DATA TO USE:

------------

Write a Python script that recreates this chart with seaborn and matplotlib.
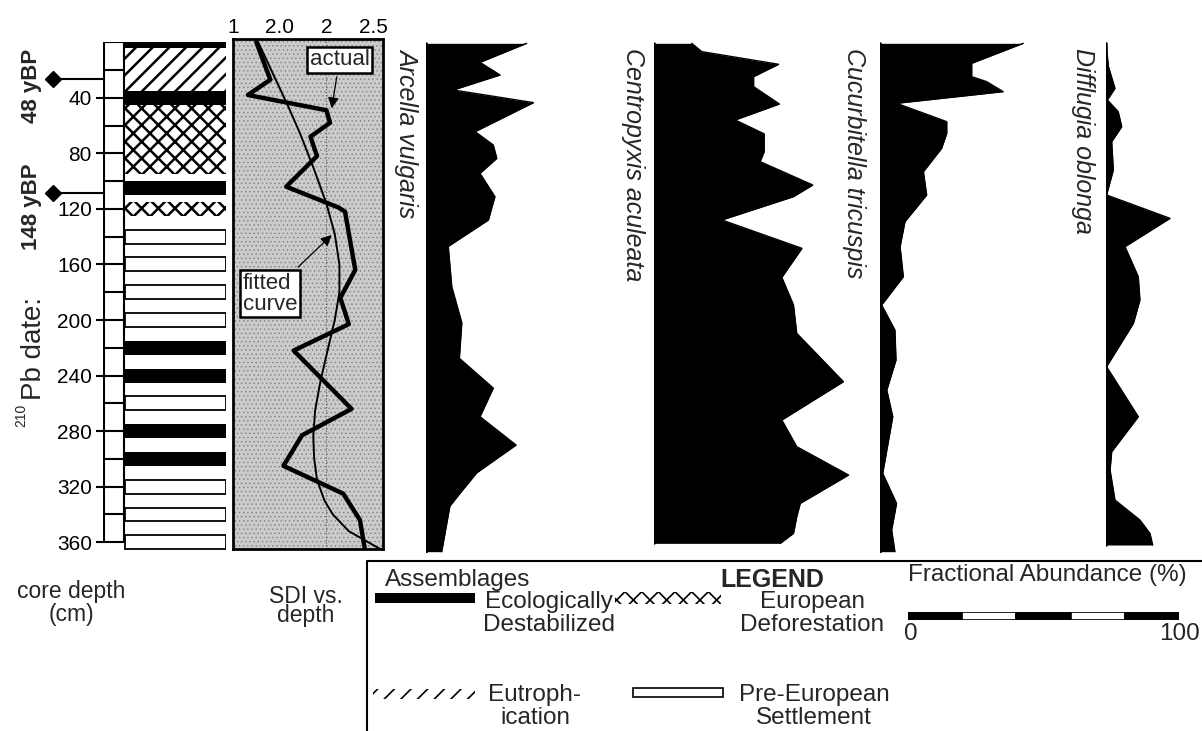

------------

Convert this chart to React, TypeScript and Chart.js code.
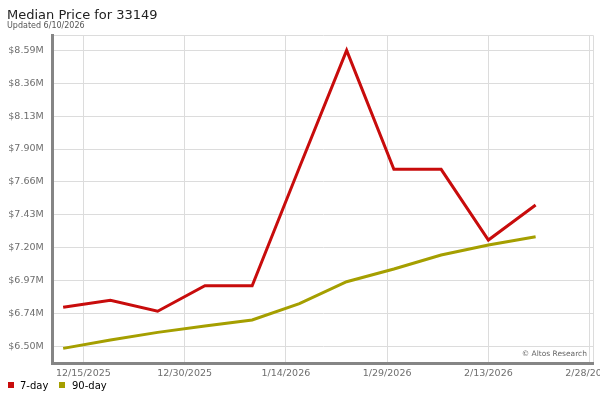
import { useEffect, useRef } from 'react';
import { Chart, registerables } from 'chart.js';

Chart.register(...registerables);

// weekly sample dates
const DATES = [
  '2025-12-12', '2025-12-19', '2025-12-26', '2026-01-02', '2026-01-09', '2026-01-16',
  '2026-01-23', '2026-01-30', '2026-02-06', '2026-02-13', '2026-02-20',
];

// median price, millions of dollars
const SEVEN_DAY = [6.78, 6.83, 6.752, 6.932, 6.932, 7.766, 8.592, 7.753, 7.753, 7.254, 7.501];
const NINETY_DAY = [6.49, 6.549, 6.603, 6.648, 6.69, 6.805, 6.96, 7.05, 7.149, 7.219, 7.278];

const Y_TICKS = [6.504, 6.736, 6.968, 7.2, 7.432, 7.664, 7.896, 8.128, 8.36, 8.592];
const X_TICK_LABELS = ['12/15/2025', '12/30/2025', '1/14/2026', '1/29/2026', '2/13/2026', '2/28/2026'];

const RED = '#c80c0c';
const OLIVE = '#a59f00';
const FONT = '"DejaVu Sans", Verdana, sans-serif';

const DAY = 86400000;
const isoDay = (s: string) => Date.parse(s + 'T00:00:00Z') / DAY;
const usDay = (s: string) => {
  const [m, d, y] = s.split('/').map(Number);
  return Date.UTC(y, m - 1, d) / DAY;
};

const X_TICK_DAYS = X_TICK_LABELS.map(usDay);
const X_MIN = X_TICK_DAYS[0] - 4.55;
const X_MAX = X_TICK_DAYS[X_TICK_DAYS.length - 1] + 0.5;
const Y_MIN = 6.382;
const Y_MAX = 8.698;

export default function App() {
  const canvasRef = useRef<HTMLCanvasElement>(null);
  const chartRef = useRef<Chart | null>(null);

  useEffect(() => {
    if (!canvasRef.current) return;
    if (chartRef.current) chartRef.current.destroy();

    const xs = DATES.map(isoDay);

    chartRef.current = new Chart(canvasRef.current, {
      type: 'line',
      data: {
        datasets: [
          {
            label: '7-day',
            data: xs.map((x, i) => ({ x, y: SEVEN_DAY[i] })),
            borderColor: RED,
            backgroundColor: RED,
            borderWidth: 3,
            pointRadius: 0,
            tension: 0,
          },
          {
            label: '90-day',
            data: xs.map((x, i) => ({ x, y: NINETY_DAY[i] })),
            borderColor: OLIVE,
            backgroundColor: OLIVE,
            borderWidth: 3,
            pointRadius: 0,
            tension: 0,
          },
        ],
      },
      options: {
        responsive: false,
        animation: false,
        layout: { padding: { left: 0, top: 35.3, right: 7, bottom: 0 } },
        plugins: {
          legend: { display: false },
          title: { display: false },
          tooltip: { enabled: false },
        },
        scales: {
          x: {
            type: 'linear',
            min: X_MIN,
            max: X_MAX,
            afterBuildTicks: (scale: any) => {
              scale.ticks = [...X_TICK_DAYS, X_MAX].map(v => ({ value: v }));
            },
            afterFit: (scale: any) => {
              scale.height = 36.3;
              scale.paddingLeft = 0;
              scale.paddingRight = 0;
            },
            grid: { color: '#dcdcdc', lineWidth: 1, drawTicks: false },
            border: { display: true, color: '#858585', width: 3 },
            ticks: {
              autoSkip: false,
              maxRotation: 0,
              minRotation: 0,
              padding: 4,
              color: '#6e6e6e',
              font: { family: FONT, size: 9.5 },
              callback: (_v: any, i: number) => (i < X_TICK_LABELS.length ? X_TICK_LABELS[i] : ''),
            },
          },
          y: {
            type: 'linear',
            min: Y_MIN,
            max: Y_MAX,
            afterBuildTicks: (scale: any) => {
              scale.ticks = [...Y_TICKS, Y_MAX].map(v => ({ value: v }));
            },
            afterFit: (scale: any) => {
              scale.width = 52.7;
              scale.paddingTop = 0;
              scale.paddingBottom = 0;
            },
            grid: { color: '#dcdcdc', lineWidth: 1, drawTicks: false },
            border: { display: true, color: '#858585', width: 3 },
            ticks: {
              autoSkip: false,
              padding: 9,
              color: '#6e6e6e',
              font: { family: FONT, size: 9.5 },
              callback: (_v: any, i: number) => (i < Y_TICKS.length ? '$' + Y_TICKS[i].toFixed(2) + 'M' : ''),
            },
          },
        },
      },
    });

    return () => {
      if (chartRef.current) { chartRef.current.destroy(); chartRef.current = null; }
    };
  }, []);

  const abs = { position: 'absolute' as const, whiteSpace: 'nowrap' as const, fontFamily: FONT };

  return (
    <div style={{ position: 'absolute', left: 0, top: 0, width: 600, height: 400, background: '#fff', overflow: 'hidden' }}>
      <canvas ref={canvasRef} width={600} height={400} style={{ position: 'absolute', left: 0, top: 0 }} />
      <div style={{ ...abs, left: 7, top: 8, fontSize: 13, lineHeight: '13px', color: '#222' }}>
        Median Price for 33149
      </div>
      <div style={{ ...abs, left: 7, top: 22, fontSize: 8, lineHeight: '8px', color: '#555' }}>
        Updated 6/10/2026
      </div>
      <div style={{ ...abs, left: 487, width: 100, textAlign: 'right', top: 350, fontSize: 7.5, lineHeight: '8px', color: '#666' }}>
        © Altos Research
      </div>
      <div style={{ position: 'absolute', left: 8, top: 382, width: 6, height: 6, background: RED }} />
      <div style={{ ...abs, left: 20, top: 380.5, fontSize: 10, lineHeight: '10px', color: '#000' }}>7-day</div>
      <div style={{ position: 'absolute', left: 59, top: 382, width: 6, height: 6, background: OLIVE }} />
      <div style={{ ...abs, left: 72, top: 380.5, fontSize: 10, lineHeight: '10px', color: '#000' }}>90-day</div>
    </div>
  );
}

------------

EXERCISE: Of the lines above, copy only those from the one holding "Convert this chart" to the one holding "Chart.register(...registerables);", both included, and exclude every image.

RESPONSE TO THE EXERCISE:
Convert this chart to React, TypeScript and Chart.js code.
import { useEffect, useRef } from 'react';
import { Chart, registerables } from 'chart.js';

Chart.register(...registerables);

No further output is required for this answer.